My initial comment about Doc’s book is that it is waaaay too long. At 175,000 words I just don’t know how much air he can stir up to keep this subject afloat. The writing starts out reasonably strong but I jumped ahead to the last pages and found that things seemed to go haywire, with all kinds of run  on sentences and glaring typos. The book is basically about how one man’s interest in a phone booth in the desert came to define him. As such the critic in me thinks that he should just let that happen.Filling an .RTF document with 175k words detailing how this happened … well, I just don’t know how that fits in to the cultural pantheon of trivial things (of which this is one).

I predict at least another year will pass before this thing is officially published (whatever that means any more). I don’t mean to sound cynical, and as I realize that I do sound cynical I should explain that the sentiment is tempered with good humor. Considering the subject matter and the self-aware peculiarity of it all I think one can allow himself a bit of indignant nonchalance. In the meantime I will continue fleshing out the outline of my book, which comes from a different tack, embracing some of the “MY WEB SITE CHANGED MY LIFE” aesthetic but subsidizing that with research spade work and arias from my life spent looking for payphones.

Before all that I will continue appreciating the beauty of the drop-dead gorgeous woman at the other end of the bar. She’s with a white guy (she’s black) and all I can say is that he is one lucky dude. They make out for a second or two then both go to their phones and chicken wings. They are comfortable together. That seems nice. From this distance that seems nice.

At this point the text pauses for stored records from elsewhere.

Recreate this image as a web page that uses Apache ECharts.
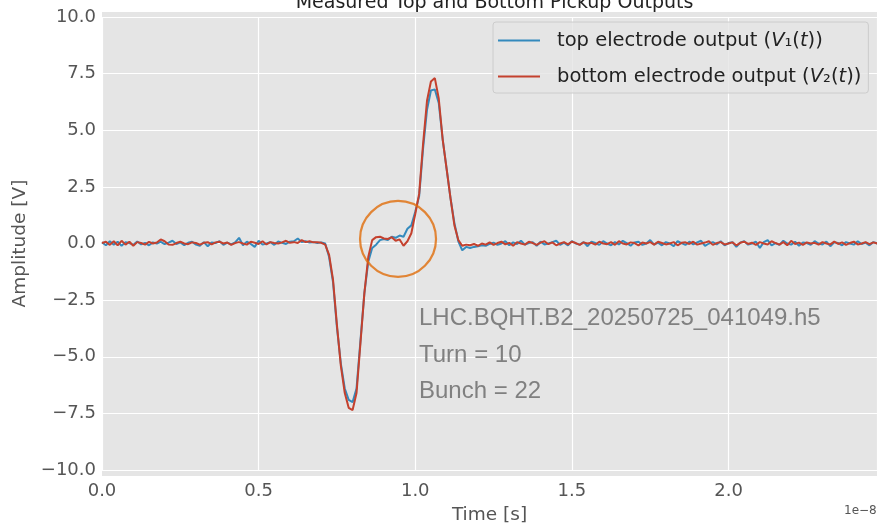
<!DOCTYPE html>
<html>
<head>
<meta charset="utf-8">
<script src="https://cdn.jsdelivr.net/npm/echarts@6/dist/echarts.min.js"></script>
<style>
html,body{margin:0;padding:0;background:#fff;}
#chart{width:877px;height:525px;}
</style>
</head>
<body>
<div id="chart"></div>
<script>
// ---- data (time in units of 1e-8 s, amplitude in V) ----
const sampleStep = 0.0125;
const seriesNames = ['top electrode output (V1(t))', 'bottom electrode output (V2(t))'];
const titleText = 'Measured Top and Bottom Pickup Outputs';
const xTicks = [0.0, 0.5, 1.0, 1.5, 2.0];
const yTicks = [-10.0, -7.5, -5.0, -2.5, 0.0, 2.5, 5.0, 7.5, 10.0];
const annotationLines = ['LHC.BQHT.B2_20250725_041049.h5', 'Turn = 10', 'Bunch = 22'];
const circleCenter = [0.945, 0.2];

// segment start times
const preStart = 0.0, pulseStart = 0.7125, postStart = 1.175;

const v1Pre = [0.05,-0.08,0.10,-0.05,0.08,-0.10,0.06,0.02,-0.06,0.09,-0.04,0.03,-0.08,0.05,0.00,0.07,-0.03,0.04,0.12,-0.02,
  0.05,-0.07,0.03,0.08,-0.05,-0.10,0.06,-0.12,0.04,0.02,0.10,-0.06,0.04,-0.04,0.05,0.25,-0.08,0.08,-0.02,-0.15,
  0.12,-0.05,0.00,0.06,-0.06,0.09,0.03,-0.02,0.08,0.10,0.22,0.06,0.10,0.04,0.06,0.02,0.05];
const v1Pulse = [0.0,-0.6,-1.7,-3.7,-5.3,-6.4,-6.9,-7.0,-6.4,-4.3,-2.2,-0.8,-0.2,-0.05,0.15,0.2,0.15,0.3,0.25,0.35,
  0.3,0.65,0.8,1.4,2.1,4.2,5.9,6.75,6.8,6.2,4.6,3.3,2.0,0.9,0.1,-0.3,-0.15];
const v1Post = [-0.20,-0.15,-0.12,-0.08,-0.10,-0.02,0.04,-0.06,0.00,0.10,-0.08,0.05,-0.02,0.12,-0.05,0.02,0.06,-0.10,0.08,-0.04,
  0.00,0.06,0.12,-0.06,0.04,-0.08,0.10,0.00,-0.05,0.06,-0.12,0.08,0.02,-0.06,0.10,0.00,-0.08,0.06,-0.04,0.12,
  0.02,-0.10,0.05,0.08,-0.06,0.00,0.15,-0.05,0.04,-0.08,0.06,0.00,-0.12,0.10,0.02,-0.06,0.08,-0.04,0.05,0.12,
  -0.10,0.00,0.06,-0.04,0.10,-0.08,0.02,0.06,-0.15,0.04,0.10,-0.05,0.00,0.08,-0.20,0.06,0.15,-0.08,0.02,-0.06,
  0.12,0.00,-0.05,0.08,-0.10,0.04,0.02,-0.06,0.10,0.00,-0.04,0.08,-0.12,0.05,0.02,-0.08,0.06,0.00,-0.05,0.10,
  -0.02,0.04,-0.08,0.06,0.00,-0.04,0.02];

const v2Pre = [0.02,0.08,-0.06,0.10,-0.08,0.12,-0.05,0.08,-0.10,0.06,0.02,-0.05,0.07,0.00,0.04,0.18,0.10,-0.04,-0.06,0.02,
  0.08,0.00,-0.03,0.05,0.02,-0.05,0.03,0.06,-0.04,0.05,0.08,0.00,0.04,-0.06,0.02,0.06,0.00,-0.05,0.08,0.03,
  -0.02,0.10,-0.04,0.06,0.02,0.00,0.05,0.12,0.03,0.06,0.02,0.15,0.06,0.10,0.05,0.06,0.03];
const v2Pulse = [-0.05,-0.5,-1.6,-3.6,-5.4,-6.6,-7.25,-7.35,-6.6,-4.4,-2.2,-0.6,0.15,0.28,0.3,0.22,0.2,0.28,0.12,0.18,
  -0.1,0.1,0.45,1.3,2.2,4.4,6.3,7.15,7.3,6.4,4.6,3.3,2.0,0.8,0.15,-0.1,-0.05];
const v2Post = [-0.08,-0.02,-0.10,0.00,-0.05,0.05,-0.06,0.02,0.08,-0.04,0.03,-0.10,0.06,0.00,-0.05,0.08,0.02,-0.06,0.04,0.10,
  -0.03,0.05,-0.08,0.00,0.06,-0.04,0.08,0.02,-0.06,0.05,0.00,0.03,-0.05,0.08,0.00,-0.03,0.06,-0.06,0.10,0.00,
  -0.04,0.05,0.02,-0.08,0.04,0.00,0.06,-0.05,0.08,0.02,-0.04,0.00,0.06,-0.08,0.03,0.05,-0.02,0.08,-0.05,0.00,
  0.04,0.10,-0.06,0.02,0.06,-0.04,0.00,0.05,-0.08,0.03,0.08,-0.02,0.04,-0.06,0.06,0.00,-0.04,0.10,0.02,-0.05,
  0.06,-0.08,0.12,-0.02,0.04,-0.06,0.05,0.00,0.03,-0.05,0.06,0.00,-0.04,0.08,-0.02,0.05,-0.06,0.02,0.08,-0.04,
  0.00,0.06,-0.03,0.05,0.00,-0.05,0.04];

// ---- build [t, v] pairs from segments ----
function seg(start, vals) { return vals.map((v, i) => [+(start + i * sampleStep).toFixed(5), v]); }
const v1Data = seg(preStart, v1Pre).concat(seg(pulseStart, v1Pulse), seg(postStart, v1Post));
const v2Data = seg(preStart, v2Pre).concat(seg(pulseStart, v2Pulse), seg(postStart, v2Post));

const chart = echarts.init(document.getElementById('chart'), null, {renderer: 'canvas'});
const TICK_FONT = 'DejaVu Sans';
const GRAY = '#555555';
const LEG_FS = 19.5;

function legendFmt(name) {
  const sub = name === seriesNames[0] ? '\u2081' : '\u2082';
  const head = name === seriesNames[0] ? 'top electrode output (' : 'bottom electrode output (';
  return '{n|' + head + '}{i|V}{n|' + sub + '(}{i|t}{n|))}';
}

const option = {
  animation: false,
  backgroundColor: '#ffffff',
  title: {
    text: titleText,
    left: 489.5,
    textAlign: 'center',
    top: -11,
    textStyle: {fontFamily: TICK_FONT, fontSize: 19, fontWeight: 'normal', color: '#222222'}
  },
  graphic: [
    {type: 'rect', z: -10, silent: true, shape: {x: 102, y: 12, width: 775, height: 464}, style: {fill: '#e5e5e5'}},
    {type: 'text', left: 419, top: 306, style: {text: annotationLines[0], font: '24px "Liberation Sans"', fill: '#808080'}, z: 20},
    {type: 'text', left: 419, top: 343, style: {text: annotationLines[1], font: '24px "Liberation Sans"', fill: '#808080'}, z: 20},
    {type: 'text', left: 419, top: 379, style: {text: annotationLines[2], font: '24px "Liberation Sans"', fill: '#808080'}, z: 20},
    {type: 'text', left: 844, top: 505, style: {text: '1e\u22128', font: '12px "DejaVu Sans"', fill: GRAY}}
  ],
  grid: {left: 102, right: 0, top: 16.9, bottom: 54.9, containLabel: false, outerBoundsMode: 'none'},
  legend: {
    data: seriesNames,
    orient: 'vertical',
    left: 493,
    top: 22,
    icon: 'rect',
    itemWidth: 42,
    itemHeight: 2,
    itemGap: 13,
    padding: [7, 7, 5, 5],
    backgroundColor: 'rgba(229,229,229,0.8)',
    borderColor: '#cccccc',
    borderWidth: 1,
    borderRadius: 3,
    formatter: legendFmt,
    textStyle: {
      fontFamily: TICK_FONT, fontSize: LEG_FS, lineHeight: 23, color: '#222222', padding: [0, 0, 0, 12],
      rich: {
        n: {fontFamily: TICK_FONT, fontSize: LEG_FS, lineHeight: 23, color: '#222222'},
        i: {fontFamily: TICK_FONT, fontSize: LEG_FS, lineHeight: 23, fontStyle: 'italic', color: '#222222'}
      }
    }
  },
  xAxis: {
    type: 'value',
    min: 0,
    max: 2.474,
    interval: 0.5,
    name: 'Time [s]',
    nameLocation: 'middle',
    nameGap: 36,
    nameTextStyle: {fontFamily: TICK_FONT, fontSize: 18.5, color: GRAY},
    axisLine: {show: false},
    axisTick: {show: false},
    axisLabel: {
      margin: 12, fontFamily: TICK_FONT, fontSize: 18, color: GRAY, showMaxLabel: false,
      formatter: v => (xTicks.some(t => Math.abs(t - v) < 1e-9) ? v.toFixed(1) : '')
    },
    splitLine: {show: true, lineStyle: {color: '#ffffff', width: 1.2}}
  },
  yAxis: {
    type: 'value',
    min: -10,
    max: 10,
    interval: 2.5,
    name: 'Amplitude [V]',
    nameLocation: 'middle',
    nameGap: 72,
    nameRotate: 90,
    nameTextStyle: {fontFamily: TICK_FONT, fontSize: 18.5, color: GRAY},
    axisLine: {show: false},
    axisTick: {show: false},
    axisLabel: {
      margin: 6, fontFamily: TICK_FONT, fontSize: 18, color: GRAY,
      formatter: v => (yTicks.some(t => Math.abs(t - v) < 1e-9) ? (v < 0 ? '\u2212' + Math.abs(v).toFixed(1) : v.toFixed(1)) : '')
    },
    splitLine: {show: true, lineStyle: {color: '#ffffff', width: 1.2}}
  },
  series: [
    {
      name: seriesNames[0], type: 'line', data: v1Data, symbol: 'none', showSymbol: false,
      lineStyle: {color: '#348abd', width: 2}, itemStyle: {color: '#348abd'}, z: 3
    },
    {
      name: seriesNames[1], type: 'line', data: v2Data, symbol: 'none', showSymbol: false,
      lineStyle: {color: '#c4412e', width: 2}, itemStyle: {color: '#c4412e'}, z: 4
    },
    {
      name: 'marker', type: 'scatter', data: [circleCenter], symbol: 'circle', symbolSize: 76,
      itemStyle: {color: 'rgba(0,0,0,0)', borderColor: '#e06d0a', borderWidth: 2.2}, z: 5, silent: true
    }
  ]
};
chart.setOption(option);
</script>
</body>
</html>
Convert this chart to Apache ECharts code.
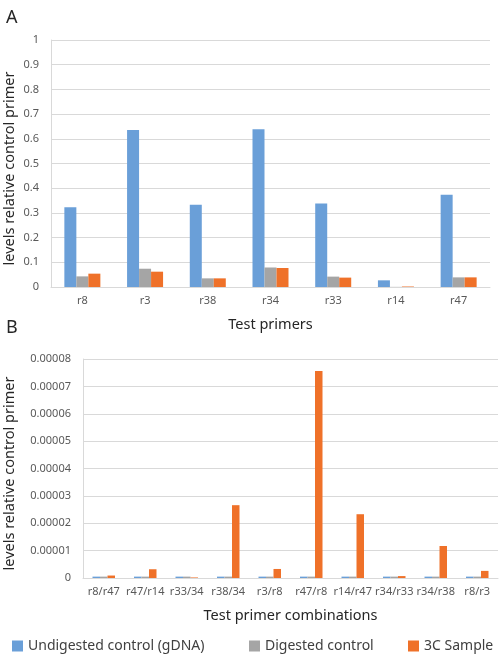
<!DOCTYPE html>
<html>
<head>
<meta charset="utf-8">
<script src="https://cdn.jsdelivr.net/npm/echarts@6/dist/echarts.min.js"></script>
<style>html,body{margin:0;padding:0;background:#fff}#c{width:499px;height:661px}</style>
</head>
<body>
<div id="c"></div>
<script>
const seriesNames = ['Undigested control (gDNA)', 'Digested control', '3C Sample'];
const colors = ['#6a9fd8', '#a5a5a5', '#ef7129'];

const topCategories = ['r8', 'r3', 'r38', 'r34', 'r33', 'r14', 'r47'];
const topUndigested = [0.323, 0.636, 0.333, 0.639, 0.338, 0.027, 0.373];
const topDigested   = [0.043, 0.074, 0.035, 0.079, 0.042, 0.0005, 0.039];
const top3C         = [0.054, 0.062, 0.035, 0.077, 0.038, 0.002, 0.039];
const topTicks = [0, 0.1, 0.2, 0.3, 0.4, 0.5, 0.6, 0.7, 0.8, 0.9, 1];

const botCategories = ['r8/r47', 'r47/r14', 'r33/34', 'r38/34', 'r3/r8', 'r47/r8', 'r14/r47', 'r34/r33', 'r34/r38', 'r8/r3'];
const botUndigested = [0.0000005, 0.0000005, 0.0000005, 0.0000005, 0.0000005, 0.0000005, 0.0000005, 0.0000005, 0.0000005, 0.0000005];
const botDigested   = [0.0000005, 0.0000005, 0.0000005, 0.0000005, 0.0000005, 0.0000005, 0.0000005, 0.0000005, 0.0000005, 0.0000005];
const bot3C         = [0.0000009, 0.0000032, 0.0000002, 0.0000266, 0.0000033, 0.0000756, 0.0000233, 0.0000007, 0.0000117, 0.0000026];
const botTicks = [0, 0.00001, 0.00002, 0.00003, 0.00004, 0.00005, 0.00006, 0.00007, 0.00008];

const FONT = 'Noto Sans';
const chart = echarts.init(document.getElementById('c'));

function yAxis(gridIndex, ticks, fmt) {
  return {
    type: 'value', gridIndex: gridIndex,
    min: ticks[0], max: ticks[ticks.length - 1], interval: ticks[1] - ticks[0],
    name: 'levels relative control primer', nameLocation: 'middle', nameGap: gridIndex === 0 ? 34 : 66,
    nameMoveOverlap: false,
    nameTextStyle: { fontFamily: FONT, fontSize: 14.5, color: '#262626', padding: [0, 10, 0, 0] },
    axisLine: { show: true, lineStyle: { color: '#d9d9d9' } },
    axisTick: { show: false },
    axisLabel: { fontFamily: FONT, fontSize: 11, color: '#595959', margin: 12, formatter: fmt },
    splitLine: { lineStyle: { color: '#d9d9d9', width: 1 } }
  };
}
function xAxis(gridIndex, cats, name, gap) {
  return {
    type: 'category', gridIndex: gridIndex, data: cats,
    name: name, nameLocation: 'middle', nameGap: gap,
    nameMoveOverlap: false,
    nameTextStyle: { fontFamily: FONT, fontSize: 14.5, color: '#262626' },
    axisLine: { show: true, lineStyle: { color: '#d9d9d9' } },
    axisTick: { show: false },
    axisLabel: { fontFamily: FONT, fontSize: 11, color: '#595959', margin: 8, interval: 0 }
  };
}
function bars(gridIndex, data, width) {
  return data.map((d, i) => ({
    type: 'bar', name: seriesNames[i], xAxisIndex: gridIndex, yAxisIndex: gridIndex,
    data: d, barWidth: width, barGap: '0%', itemStyle: { color: colors[i] },
    emphasis: { disabled: true }
  }));
}
const legendBase = { top: 634, itemWidth: 11, itemHeight: 11, itemGap: 6,
  textStyle: { fontFamily: FONT, fontSize: 14, color: '#404040' }, icon: 'rect' };

chart.setOption({
  animation: false,
  color: colors,
  title: [
    { text: 'A', left: 1, top: 4, textStyle: { fontFamily: FONT, fontSize: 18, fontWeight: 'normal', color: '#262626' } },
    { text: 'B', left: 1, top: 314, textStyle: { fontFamily: FONT, fontSize: 18, fontWeight: 'normal', color: '#262626' } }
  ],
  legend: [
    Object.assign({}, legendBase, { left: 7, data: [seriesNames[0]] }),
    Object.assign({}, legendBase, { left: 244, data: [seriesNames[1]] }),
    Object.assign({}, legendBase, { left: 403, data: [seriesNames[2]] })
  ],
  grid: [
    { left: 51, right: 9, top: 40, height: 247, outerBoundsMode: 'none', containLabel: false },
    { left: 83, right: 1, top: 359, height: 219, outerBoundsMode: 'none', containLabel: false }
  ],
  xAxis: [
    xAxis(0, topCategories, 'Test primers', 30),
    xAxis(1, botCategories, 'Test primer combinations', 30)
  ],
  yAxis: [
    yAxis(0, topTicks, v => String(+v.toFixed(1))),
    yAxis(1, botTicks, v => v === 0 ? '0' : v.toFixed(5))
  ],
  series: [].concat(
    bars(0, [topUndigested, topDigested, top3C], 12),
    bars(1, [botUndigested, botDigested, bot3C], 7.5)
  )
});
</script>
</body>
</html>
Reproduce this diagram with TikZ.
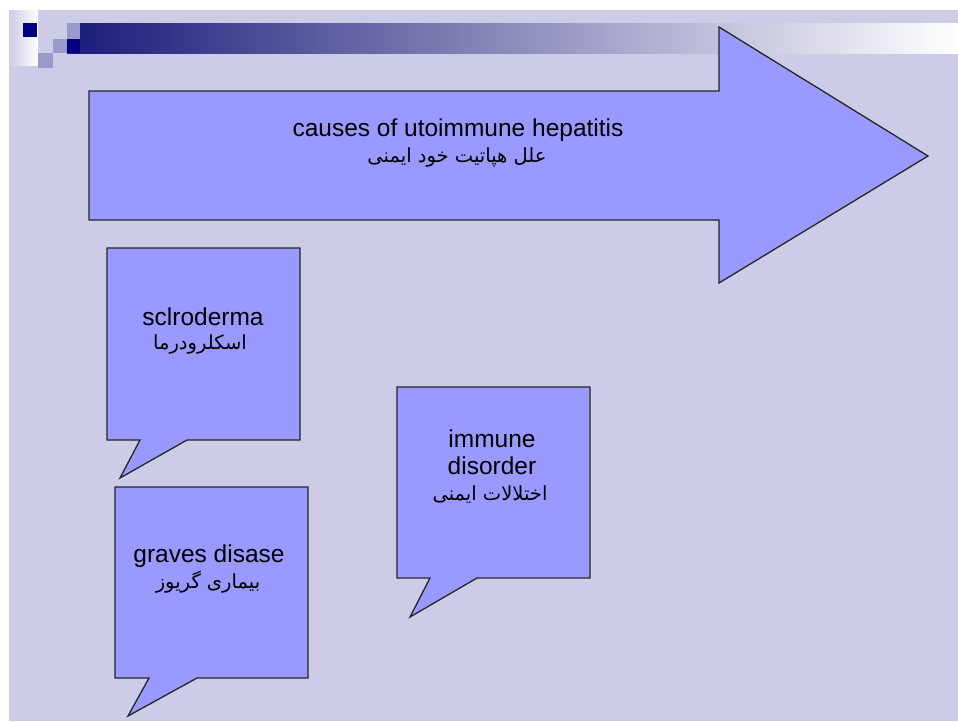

This is my secret place no one knows of… of which no one knows.

 …

I scanned more magazines, switching from 600dpi to 300 just to see if it really made an OCR difference. I don’t think it will except for those pages where the text is teeny-tiny. Even there I think 600dpi creates more problems than it might solve. Specks and splotches on the pages (these magazines are 90 years old) become hyphens and exclamation points when increased in size like that. What is 600dpi really good for, anyway? (What an unusual question…) I just want to get that mountain of papers out of my space whilst preseved for posterity.